In adopting a hi-fi hobby, you're about to start a never ending journey.
....my advice is, while on your journey, never be afraid to trust your ears.
.....enjoy the ride
Thank you all so much for your advice. I feel a little more confident now. My budget is around $US1500.
For my system I'm thinking of an integrated amp and a pair of floorstanding speakers. I live in Hong Kong so there's not too much equipment to choose from and not really many places where I can test equipment. (I'm hoping to get second hand gear)
The room where the system will be is rectangular, concrete walls and has a tiled floor.(around 4 metres by 10 metres It's the main living area so I wont have much room to play with. (I guess a more social set up would be realistic, although I do enjoy listening to my music and take it seiously)

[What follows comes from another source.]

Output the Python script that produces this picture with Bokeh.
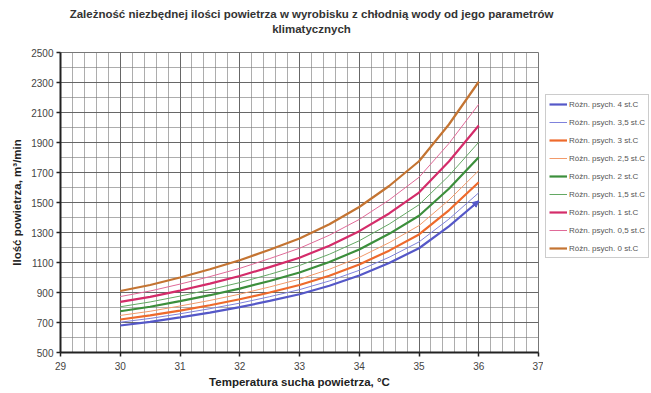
from bokeh.plotting import figure
from bokeh.layouts import row, column
from bokeh.models import (Legend, LegendItem, Label, FixedTicker, Range1d,
                          Arrow, NormalHead)
from bokeh.embed import file_html
from bokeh.resources import INLINE

# ---- data ----
temp = [30, 30.5, 31, 31.5, 32, 32.5, 33, 33.5, 34, 34.5, 35, 35.5, 36]

psych_4_0 = [680, 704, 734, 766, 802, 844, 888, 945, 1013, 1097, 1195, 1341, 1510]
psych_3_5 = [702, 727, 758, 792, 829, 872, 919, 977, 1048, 1135, 1237, 1389, 1565]
psych_3_0 = [720, 747, 779, 815, 855, 900, 950, 1012, 1087, 1179, 1287, 1448, 1635]
psych_2_5 = [747, 775, 810, 847, 889, 937, 989, 1055, 1134, 1232, 1346, 1516, 1713]
psych_2_0 = [775, 805, 842, 882, 926, 977, 1033, 1103, 1187, 1291, 1412, 1592, 1802]
psych_1_5 = [805, 837, 876, 919, 966, 1021, 1080, 1155, 1245, 1356, 1485, 1678, 1902]
psych_1_0 = [837, 871, 913, 959, 1010, 1069, 1132, 1212, 1309, 1427, 1566, 1773, 2013]
psych_0_5 = [873, 910, 956, 1006, 1061, 1126, 1195, 1282, 1387, 1517, 1668, 1893, 2155]
psych_0_0 = [910, 950, 1000, 1055, 1115, 1185, 1260, 1355, 1470, 1610, 1775, 2020, 2305]

series_labels = ["Różn. psych. 4 st.C", "Różn. psych. 3,5 st.C", "Różn. psych. 3 st.C",
                 "Różn. psych. 2,5 st.C", "Różn. psych. 2 st.C", "Różn. psych. 1,5 st.C",
                 "Różn. psych. 1 st.C", "Różn. psych. 0,5 st.C", "Różn. psych. 0 st.C"]
series_values = [psych_4_0, psych_3_5, psych_3_0, psych_2_5, psych_2_0,
                 psych_1_5, psych_1_0, psych_0_5, psych_0_0]
series_colors = ["#5558c8", "#7f82dc", "#ee6a2c", "#f29a6a", "#3c8f3c",
                 "#63a863", "#d42c6a", "#e06a98", "#c47432"]
series_widths = [2.2, 1, 2.2, 1, 2.2, 1, 2.2, 1, 2.2]

x_ticks = [29, 30, 31, 32, 33, 34, 35, 36, 37]
y_ticks = [500, 700, 900, 1100, 1300, 1500, 1700, 1900, 2100, 2300, 2500]

title_line1 = "Zależność niezbędnej ilości powietrza w wyrobisku z chłodnią wody od jego parametrów"
title_line2 = "klimatycznych"
x_label = "Temperatura sucha powietrza, °C"
y_label = "Ilość powietrza, m³/min"

FONT = "Liberation Sans"

# ---- title strip ----
tf = figure(width=651, height=44, output_backend="svg", toolbar_location=None,
            x_axis_type=None, y_axis_type=None, title=None,
            min_border_left=0, min_border_right=0, min_border_top=0, min_border_bottom=0,
            x_range=Range1d(0, 1), y_range=Range1d(0, 1))
tf.outline_line_color = None
tf.xgrid.visible = False
tf.ygrid.visible = False
for txt, yy in ((title_line1, 31), (title_line2, 15.5)):
    tf.add_layout(Label(text=txt, x=311, y=yy, x_units="screen", y_units="screen",
                        text_align="center", text_baseline="middle",
                        text_font=FONT, text_font_size="11.5px", text_font_style="bold",
                        text_color="#333333"))

# ---- main chart ----
p = figure(width=543, height=349, output_backend="svg", toolbar_location=None,
           x_range=Range1d(29, 37), y_range=Range1d(500, 2500),
           min_border_left=60, min_border_right=5, min_border_top=8,
           min_border_bottom=41, title=None)

x_minor = [29 + i * 0.2 for i in range(41)]
y_minor = [500 + i * 100 for i in range(21)]
p.xaxis.ticker = FixedTicker(ticks=x_ticks, minor_ticks=x_minor)
p.yaxis.ticker = FixedTicker(ticks=y_ticks, minor_ticks=y_minor)

for ax in (p.xaxis[0], p.yaxis[0]):
    ax.axis_line_color = "#222222"
    ax.axis_line_width = 2
    ax.major_tick_line_color = "#222222"
    ax.major_tick_line_width = 1.5
    ax.major_tick_out = 4
    ax.major_tick_in = 0
    ax.minor_tick_line_color = None
    ax.major_label_text_font = FONT
    ax.major_label_text_font_size = "10px"
    ax.major_label_text_color = "#444444"
    ax.axis_label_text_font = FONT
    ax.axis_label_text_font_size = "11.5px"
    ax.axis_label_text_font_style = "bold"
    ax.axis_label_text_color = "#222222"

p.xaxis.axis_label = x_label
p.yaxis.axis_label = y_label
p.xaxis.axis_label_standoff = 3
p.xaxis.major_label_standoff = 5
p.yaxis.axis_label_standoff = 5
p.yaxis.major_label_standoff = 3

p.xgrid.grid_line_color = "#555555"
p.xgrid.grid_line_alpha = 0.8
p.xgrid.minor_grid_line_color = "#777777"
p.xgrid.minor_grid_line_alpha = 0.6
p.ygrid.grid_line_color = "#555555"
p.ygrid.grid_line_alpha = 0.8
p.ygrid.minor_grid_line_color = "#777777"
p.ygrid.minor_grid_line_alpha = 0.6
p.outline_line_color = "#777777"
p.background_fill_color = "white"

for vals, col, w in zip(series_values, series_colors, series_widths):
    p.line(temp, vals, line_color=col, line_width=w)

p.add_layout(Arrow(end=NormalHead(size=6, fill_color=series_colors[0],
                                  line_color=series_colors[0]),
                   x_start=temp[-2] + 0.4, y_start=psych_4_0[-2] + 0.8 * (psych_4_0[-1] - psych_4_0[-2]),
                   x_end=temp[-1], y_end=psych_4_0[-1],
                   line_color=series_colors[0], line_width=2))

# ---- legend panel ----
pl = figure(width=108, height=349, output_backend="svg", toolbar_location=None,
            x_axis_type=None, y_axis_type=None, min_border=0, title=None,
            x_range=Range1d(0, 1), y_range=Range1d(0, 1))
pl.outline_line_color = None
pl.xgrid.visible = False
pl.ygrid.visible = False
items = []
for lab, vals, col, w in zip(series_labels, series_values, series_colors, series_widths):
    r = pl.line(temp, vals, line_color=col, line_width=w)   # off-range: only the key shows
    items.append(LegendItem(label=lab, renderers=[r]))

legend = Legend(items=items, location=(2, 94), orientation="vertical")
legend.label_text_font = FONT
legend.label_text_font_size = "8px"
legend.label_text_color = "#555555"
legend.label_height = 12
legend.glyph_height = 12
legend.glyph_width = 18
legend.spacing = 6
legend.padding = 3
legend.margin = 0
legend.label_standoff = 2
legend.border_line_color = "#999999"
legend.background_fill_alpha = 1
pl.add_layout(legend, "center")

layout = column(tf, row(p, pl, spacing=0), spacing=0)
open("out.html", "w").write(file_html(layout, INLINE))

Speakers I've been looking into are B&W and KEF but am open to any brand. Not even began to look at integrated amps yet.
Musical tastes are indi, rock, jazz
Most of my music is on an MP3 player (I try to use a higher bit rate 192 - 320) Would this make a significant difference in sound quality compared to CD's?
So with all this in mind, what type/style of speakers (should i biwire) and amp should I be looking out for and what would you recommend?
B&W and Kef are good speakers.
These reviews might be of interest to you :
For integrated amp, you want to get one that matches the speaker well - some combinations are better than others. After choosing the speaker, I would ask here for the right synergy integrated amp.
You can start here though :
Hongkong is a good place for hifi - please read this :
There are some good sounding chinese hifi gears - you might want to explore that too, like Cayin amps, melody, music hall, etc.
Wu ei hifi...
I have 4 pieces of Chinese gear: two Audio Space monoblock amplifiers, an Audio Space integrated amp and a JAS Audio CD player. In my humble opinion these offer extraordinary value for money; I don't know where you would find equivalent sound and build quality at a lower price unless you got very lucky on the second-hand market.
I believe Audio Space and JAS Audio are actually based in Hong Kong.